In Eric’s words, training is “play” – which gives you an idea of what his ethos is. “We play in a variety of places, wherever the water is good. If the creek is running and you want to run the creek, we’ll do that.”

“It’s usually the adults, the coaches, the managers that figure out a way to take a game and turn it into work. My objective is to not do that. If you don’t want to kayak today, don’t kayak today The reason I’ve been doing it so long and I’m still competing is because it’s fun. I still really enjoy it.”

Just as it’s worked for Jackson, this style of coaching has produced the same results in his son, Dane. He has consistently placed in the top five in the ICF Freestyle World Championships in the last three years and is currently sponsored by Red Bull and GoPro. Similarly, it’s worked for his daughter Emily who was the World Cup champion in 2012 and the women’s World Freestyle champion in 2009.
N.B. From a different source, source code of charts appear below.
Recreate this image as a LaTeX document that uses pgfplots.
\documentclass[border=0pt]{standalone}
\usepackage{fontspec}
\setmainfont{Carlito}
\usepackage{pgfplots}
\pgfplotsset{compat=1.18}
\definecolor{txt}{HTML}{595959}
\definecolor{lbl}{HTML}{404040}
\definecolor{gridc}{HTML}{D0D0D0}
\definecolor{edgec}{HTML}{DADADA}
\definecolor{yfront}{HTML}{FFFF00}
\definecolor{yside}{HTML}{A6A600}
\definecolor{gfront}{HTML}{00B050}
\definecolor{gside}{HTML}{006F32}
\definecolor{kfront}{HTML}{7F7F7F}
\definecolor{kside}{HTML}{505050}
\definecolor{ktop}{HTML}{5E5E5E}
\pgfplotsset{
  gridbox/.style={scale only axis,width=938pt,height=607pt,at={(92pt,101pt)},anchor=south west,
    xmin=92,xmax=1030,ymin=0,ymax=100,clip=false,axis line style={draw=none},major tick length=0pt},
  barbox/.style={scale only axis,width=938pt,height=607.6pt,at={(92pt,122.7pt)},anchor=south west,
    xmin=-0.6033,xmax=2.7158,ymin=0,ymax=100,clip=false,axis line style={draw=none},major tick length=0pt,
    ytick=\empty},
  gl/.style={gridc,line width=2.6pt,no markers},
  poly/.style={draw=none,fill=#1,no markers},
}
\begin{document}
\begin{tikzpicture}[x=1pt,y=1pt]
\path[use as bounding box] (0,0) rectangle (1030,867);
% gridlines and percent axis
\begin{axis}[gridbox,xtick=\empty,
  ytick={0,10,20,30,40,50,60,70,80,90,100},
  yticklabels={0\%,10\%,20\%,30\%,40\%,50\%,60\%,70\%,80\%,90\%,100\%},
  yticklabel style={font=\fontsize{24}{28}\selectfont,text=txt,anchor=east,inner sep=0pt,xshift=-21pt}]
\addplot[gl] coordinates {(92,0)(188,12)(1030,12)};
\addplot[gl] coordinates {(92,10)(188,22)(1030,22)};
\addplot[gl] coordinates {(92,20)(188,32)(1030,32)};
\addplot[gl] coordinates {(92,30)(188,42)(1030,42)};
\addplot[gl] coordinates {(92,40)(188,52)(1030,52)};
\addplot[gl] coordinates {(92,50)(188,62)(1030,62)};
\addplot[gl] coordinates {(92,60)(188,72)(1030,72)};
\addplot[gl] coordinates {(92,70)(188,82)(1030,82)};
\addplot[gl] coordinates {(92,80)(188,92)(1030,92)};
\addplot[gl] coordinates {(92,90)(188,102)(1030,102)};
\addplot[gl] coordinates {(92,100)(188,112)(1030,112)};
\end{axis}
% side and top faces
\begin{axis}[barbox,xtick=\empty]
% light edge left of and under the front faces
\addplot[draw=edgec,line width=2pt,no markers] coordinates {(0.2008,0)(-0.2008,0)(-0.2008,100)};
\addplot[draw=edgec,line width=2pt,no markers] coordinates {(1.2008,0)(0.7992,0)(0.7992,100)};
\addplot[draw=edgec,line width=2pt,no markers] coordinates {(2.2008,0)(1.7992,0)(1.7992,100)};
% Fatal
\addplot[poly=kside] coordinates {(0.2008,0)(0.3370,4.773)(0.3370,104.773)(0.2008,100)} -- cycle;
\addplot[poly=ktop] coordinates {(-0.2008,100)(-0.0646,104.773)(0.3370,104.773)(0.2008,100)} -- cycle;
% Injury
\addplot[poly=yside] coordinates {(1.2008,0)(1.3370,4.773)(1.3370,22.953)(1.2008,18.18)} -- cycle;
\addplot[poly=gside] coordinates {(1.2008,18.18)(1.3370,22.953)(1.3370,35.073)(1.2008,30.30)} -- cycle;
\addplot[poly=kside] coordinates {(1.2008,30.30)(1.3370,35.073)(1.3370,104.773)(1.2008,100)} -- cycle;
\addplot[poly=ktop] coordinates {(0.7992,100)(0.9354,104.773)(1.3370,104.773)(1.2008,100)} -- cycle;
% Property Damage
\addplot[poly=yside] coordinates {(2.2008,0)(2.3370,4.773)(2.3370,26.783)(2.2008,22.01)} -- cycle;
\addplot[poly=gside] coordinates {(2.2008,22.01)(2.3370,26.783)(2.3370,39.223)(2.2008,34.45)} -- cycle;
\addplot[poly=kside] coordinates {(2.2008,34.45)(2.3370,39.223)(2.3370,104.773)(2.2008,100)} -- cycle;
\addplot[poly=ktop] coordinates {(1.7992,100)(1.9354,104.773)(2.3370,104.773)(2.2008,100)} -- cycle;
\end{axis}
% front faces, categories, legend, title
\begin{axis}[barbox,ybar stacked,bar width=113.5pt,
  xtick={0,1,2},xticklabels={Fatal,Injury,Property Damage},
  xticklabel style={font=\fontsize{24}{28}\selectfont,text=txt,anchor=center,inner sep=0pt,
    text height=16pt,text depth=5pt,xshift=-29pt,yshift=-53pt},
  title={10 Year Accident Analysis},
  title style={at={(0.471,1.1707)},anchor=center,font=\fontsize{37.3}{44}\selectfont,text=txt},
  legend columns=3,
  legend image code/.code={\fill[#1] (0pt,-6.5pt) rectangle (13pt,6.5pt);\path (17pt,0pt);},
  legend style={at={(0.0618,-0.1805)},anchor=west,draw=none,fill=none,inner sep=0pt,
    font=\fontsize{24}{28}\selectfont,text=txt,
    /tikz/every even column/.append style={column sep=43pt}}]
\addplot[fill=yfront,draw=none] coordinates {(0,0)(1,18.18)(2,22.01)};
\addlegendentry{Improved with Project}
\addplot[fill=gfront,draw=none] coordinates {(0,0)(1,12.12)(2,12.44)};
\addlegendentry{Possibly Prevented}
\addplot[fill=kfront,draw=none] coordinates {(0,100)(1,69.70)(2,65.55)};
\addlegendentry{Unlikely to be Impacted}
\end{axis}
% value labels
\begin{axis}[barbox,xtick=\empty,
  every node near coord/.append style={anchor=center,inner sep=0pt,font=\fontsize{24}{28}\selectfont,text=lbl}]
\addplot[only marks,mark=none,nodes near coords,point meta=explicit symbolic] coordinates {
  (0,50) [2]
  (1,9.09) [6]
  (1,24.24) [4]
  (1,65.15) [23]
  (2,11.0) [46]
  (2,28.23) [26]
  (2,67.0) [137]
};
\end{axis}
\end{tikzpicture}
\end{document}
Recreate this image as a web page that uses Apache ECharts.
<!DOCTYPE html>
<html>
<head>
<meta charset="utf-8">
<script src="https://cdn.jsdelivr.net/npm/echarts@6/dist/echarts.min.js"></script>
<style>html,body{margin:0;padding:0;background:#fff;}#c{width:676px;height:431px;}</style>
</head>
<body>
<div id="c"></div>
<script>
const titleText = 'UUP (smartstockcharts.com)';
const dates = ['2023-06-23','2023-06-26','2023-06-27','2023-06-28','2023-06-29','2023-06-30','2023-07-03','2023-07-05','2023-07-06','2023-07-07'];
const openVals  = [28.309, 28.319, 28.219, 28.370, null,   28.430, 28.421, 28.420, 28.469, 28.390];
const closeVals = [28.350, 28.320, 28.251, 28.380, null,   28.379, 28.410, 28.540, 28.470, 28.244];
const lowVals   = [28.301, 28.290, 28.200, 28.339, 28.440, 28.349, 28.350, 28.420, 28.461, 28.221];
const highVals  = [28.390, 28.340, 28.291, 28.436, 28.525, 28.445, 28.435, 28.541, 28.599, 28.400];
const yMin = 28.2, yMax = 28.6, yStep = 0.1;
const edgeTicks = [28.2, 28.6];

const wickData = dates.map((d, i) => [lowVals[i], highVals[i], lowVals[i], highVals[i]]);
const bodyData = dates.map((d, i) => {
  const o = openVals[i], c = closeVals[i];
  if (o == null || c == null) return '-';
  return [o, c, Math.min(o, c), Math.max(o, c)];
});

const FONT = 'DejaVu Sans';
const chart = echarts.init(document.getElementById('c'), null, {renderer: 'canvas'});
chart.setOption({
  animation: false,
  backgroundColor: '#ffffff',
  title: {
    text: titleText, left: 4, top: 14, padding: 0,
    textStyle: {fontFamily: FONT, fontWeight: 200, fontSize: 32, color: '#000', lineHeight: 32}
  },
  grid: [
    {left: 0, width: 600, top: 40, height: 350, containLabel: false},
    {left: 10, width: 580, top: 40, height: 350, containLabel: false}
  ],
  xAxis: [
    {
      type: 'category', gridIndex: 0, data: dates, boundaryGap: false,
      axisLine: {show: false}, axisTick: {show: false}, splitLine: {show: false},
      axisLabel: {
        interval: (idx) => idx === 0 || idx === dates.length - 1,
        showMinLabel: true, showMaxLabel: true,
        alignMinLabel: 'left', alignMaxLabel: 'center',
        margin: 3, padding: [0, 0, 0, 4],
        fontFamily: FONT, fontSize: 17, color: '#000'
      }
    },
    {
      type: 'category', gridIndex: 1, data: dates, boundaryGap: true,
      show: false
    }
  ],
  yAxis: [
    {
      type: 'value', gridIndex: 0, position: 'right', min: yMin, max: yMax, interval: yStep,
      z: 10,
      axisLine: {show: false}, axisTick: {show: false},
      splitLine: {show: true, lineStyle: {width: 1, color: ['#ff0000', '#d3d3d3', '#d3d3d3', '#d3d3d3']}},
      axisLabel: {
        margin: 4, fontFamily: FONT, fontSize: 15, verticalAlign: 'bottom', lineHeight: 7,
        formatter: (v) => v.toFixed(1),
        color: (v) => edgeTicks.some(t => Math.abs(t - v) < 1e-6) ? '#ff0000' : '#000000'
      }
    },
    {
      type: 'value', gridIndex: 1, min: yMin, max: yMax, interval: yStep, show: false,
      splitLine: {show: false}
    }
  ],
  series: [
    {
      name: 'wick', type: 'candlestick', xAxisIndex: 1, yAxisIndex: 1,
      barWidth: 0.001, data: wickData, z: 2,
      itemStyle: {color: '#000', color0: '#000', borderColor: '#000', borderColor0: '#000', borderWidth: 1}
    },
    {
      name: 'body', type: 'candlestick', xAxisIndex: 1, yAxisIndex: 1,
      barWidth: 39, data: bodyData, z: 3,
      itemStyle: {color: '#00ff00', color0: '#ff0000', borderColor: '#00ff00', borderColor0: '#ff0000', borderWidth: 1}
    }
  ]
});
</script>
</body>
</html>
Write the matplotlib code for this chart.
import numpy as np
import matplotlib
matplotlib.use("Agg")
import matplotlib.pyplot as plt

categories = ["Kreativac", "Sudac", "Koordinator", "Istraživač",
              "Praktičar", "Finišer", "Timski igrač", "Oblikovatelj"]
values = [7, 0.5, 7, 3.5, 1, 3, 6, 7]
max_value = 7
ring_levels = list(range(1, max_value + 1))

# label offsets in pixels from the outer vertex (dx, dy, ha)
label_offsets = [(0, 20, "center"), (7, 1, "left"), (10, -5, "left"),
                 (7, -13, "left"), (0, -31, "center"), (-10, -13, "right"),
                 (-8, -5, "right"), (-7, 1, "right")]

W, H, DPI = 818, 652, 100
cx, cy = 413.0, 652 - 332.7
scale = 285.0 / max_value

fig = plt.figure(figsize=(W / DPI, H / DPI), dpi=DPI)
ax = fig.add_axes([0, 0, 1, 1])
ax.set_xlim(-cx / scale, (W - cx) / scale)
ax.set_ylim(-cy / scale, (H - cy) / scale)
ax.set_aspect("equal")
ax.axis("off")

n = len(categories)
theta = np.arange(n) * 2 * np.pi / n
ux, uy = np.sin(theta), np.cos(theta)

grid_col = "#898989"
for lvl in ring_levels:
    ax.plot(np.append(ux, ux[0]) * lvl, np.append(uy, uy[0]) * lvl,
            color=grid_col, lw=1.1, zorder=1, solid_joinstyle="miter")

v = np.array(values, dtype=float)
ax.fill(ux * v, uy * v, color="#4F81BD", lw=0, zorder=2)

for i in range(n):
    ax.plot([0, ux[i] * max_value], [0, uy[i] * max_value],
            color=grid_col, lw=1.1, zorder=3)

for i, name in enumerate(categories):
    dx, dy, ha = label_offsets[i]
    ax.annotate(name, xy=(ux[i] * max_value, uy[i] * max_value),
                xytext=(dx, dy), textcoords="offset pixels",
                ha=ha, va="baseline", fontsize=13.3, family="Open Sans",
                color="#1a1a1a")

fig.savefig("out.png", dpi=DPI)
“There’s no way I’d ever tell them you have to go here or do that,” says Jackson. “Our mentality is different. We’re always exploring and trying to invent new moves, trying to do things we’ve never done before.”

Jackson Kayak

Does he see himself ever retiring from kayaking? “As long as I’m having fun and it’s what I want to do, then I’ll keep doing it. I can’t imagine not competing. Sitting and watching is hard!”

Jackson’s style of coaching is something we could all learn from, regardless of the sport we practice. Sometimes it’s hard to remember why you got into it in the first place, particularly when you head down the competitive route.

However, it doesn’t matter whether you play tennis, climb mountains or ride powder, the motivation is still the same. We’re all out to the have fun, and that’s the most important part of all.

You might not make millions, win trophies or represent your country in the Olympics by doing your chosen sport – if you do, then you’re damn lucky. Just don’t go around calling yourself a professional kayaker.